Potrebbero avere i mesi contati le cave di pietre verdi, rocce ofiolitiche spesso contenenti grosse quantità di amianto. Pochi giorni fa, infatti l’assemblea legislativa dell’Emilia Romagna ha dato il via libera a una risoluzione, che impegna la giunta alla graduale chiusura degli scavi e alla riconversione dei siti produttivi distribuiti nel territorio regionale, in particolare nel parmense. Una prima vittoria per i comitati cittadini locali, che da anni si battono per l’interruzione delle attività estrattive. E un punto di svolta per la Regione, se si considera che a marzo una proposta molto simile, portata in aula da Sel e Idv insieme al Movimento 5 stelle, era caduta nel vuoto grazie ai voti contrari del Pd.
Promosso da Sel e sottoscritto da una decina di consiglieri della maggioranza, il documento approvato nei giorni scorsi è diviso in tre punti e non tocca solo le cave di pietre ofiolitiche. Il primo sollecita la giunta “a introdurre al più presto nuove norme allo scopo di giungere ad una graduale chiusura delle cave di rocce ofiolitiche e alla riconversione di questo settore produttivo”. In altre parole, entro l’anno si dovrebbe arrivare a nuova legge regionale che riscriva le regole delle attività estrattive. La risoluzione prevede poi l’introduzione di “una nuova forma di mappatura della presenza di amianto negli edifici, soprattutto in quelli privati” e l’intervento “per la bonifica immediata delle superfici in cemento-amianto friabile sfaldato dalle nevicate dello scorso inverno”. Infine, ultimo punto, viene chiesto alla giunta di fare pressione sul Governo, per ottenere la conferma degli incentivi ministeriali dedicati a chi sceglie di sostituire coperture in amianto con impianti fotovoltaici.
Soddisfatti gli esponenti dei comitato “Cave all’amianto?
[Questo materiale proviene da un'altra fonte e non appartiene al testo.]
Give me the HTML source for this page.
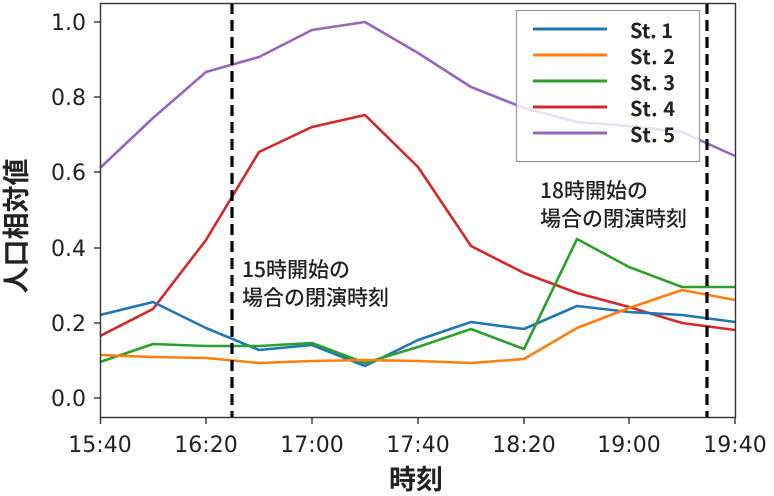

No grazie”, anche se prima di festeggiare aspettano di vedere se le promesse saranno mantenute. Perché, scrivono, “di risoluzioni disattese è lastricato l’inferno”. Cauto anche anche il consigliere del Movimento 5 stelle, Andrea Defranceschi, che solo 5 mesi fa si era visto bocciare quattro diverse risoluzioni sull’amianto. “Sicuramente si tratta di un primo passo positivo – ha commentato il consigliere a 5 stelle – ma l’impegno è molto vago e a lungo termine. Non si sa davvero quando si arriverà allo stop definitivo delle attività estrattive”.
Ad oggi, in Emilia Romagna, le cosiddette cave verdi si trovano soprattutto in provincia di Parma. In base a un censimento del 2004, sono in tutto 10, di cui 8 attive. Qui le normali attività di escavazione e movimentazione di materiale rischiano ogni giorno di liberare nell’aria moltissime particelle killer. Note anche come pietre verdi, infatti, le ofiolitiche sono rocce magmatiche e metamorfiche che possono contenere grosse quantità di amianto. Per questo quando vengono lavorate rappresentano un potenziale pericolo per la salute e l’ambiente.
Secondo uno studio dell’Arpa, l’Agenzia per l’ambiente regionale, la quantità di fibre di amianto rilasciate nell’aria durante l’attività estrattiva si aggira nell’ordine delle “decine, a volte centinaia di milligrammi per chilogrammo”. Solo nel 2004, nella provincia di Parma, sarebbero stati liberati 277 mila chili di fibre di amianto, a causa dei lavori nelle cave ofiolitiche delle valli del Taro e del Ceno. Numeri da anni nel mirino dei comitati che si battono per la chiusura degli scavi: “Volano via e a quali distanze? Si depositano nel piazzale della cava o sui mezzi d’opera? Hanno contaminato le acque? E soprattutto, quali effetti hanno o avranno sulla salute persone che vivono o lavorano vicino e dentro alle cave? Nei pressi delle cave, infatti, ci sono abitazioni, campi coltivati, stalle e caseifici, alveari per la produzione del miele”.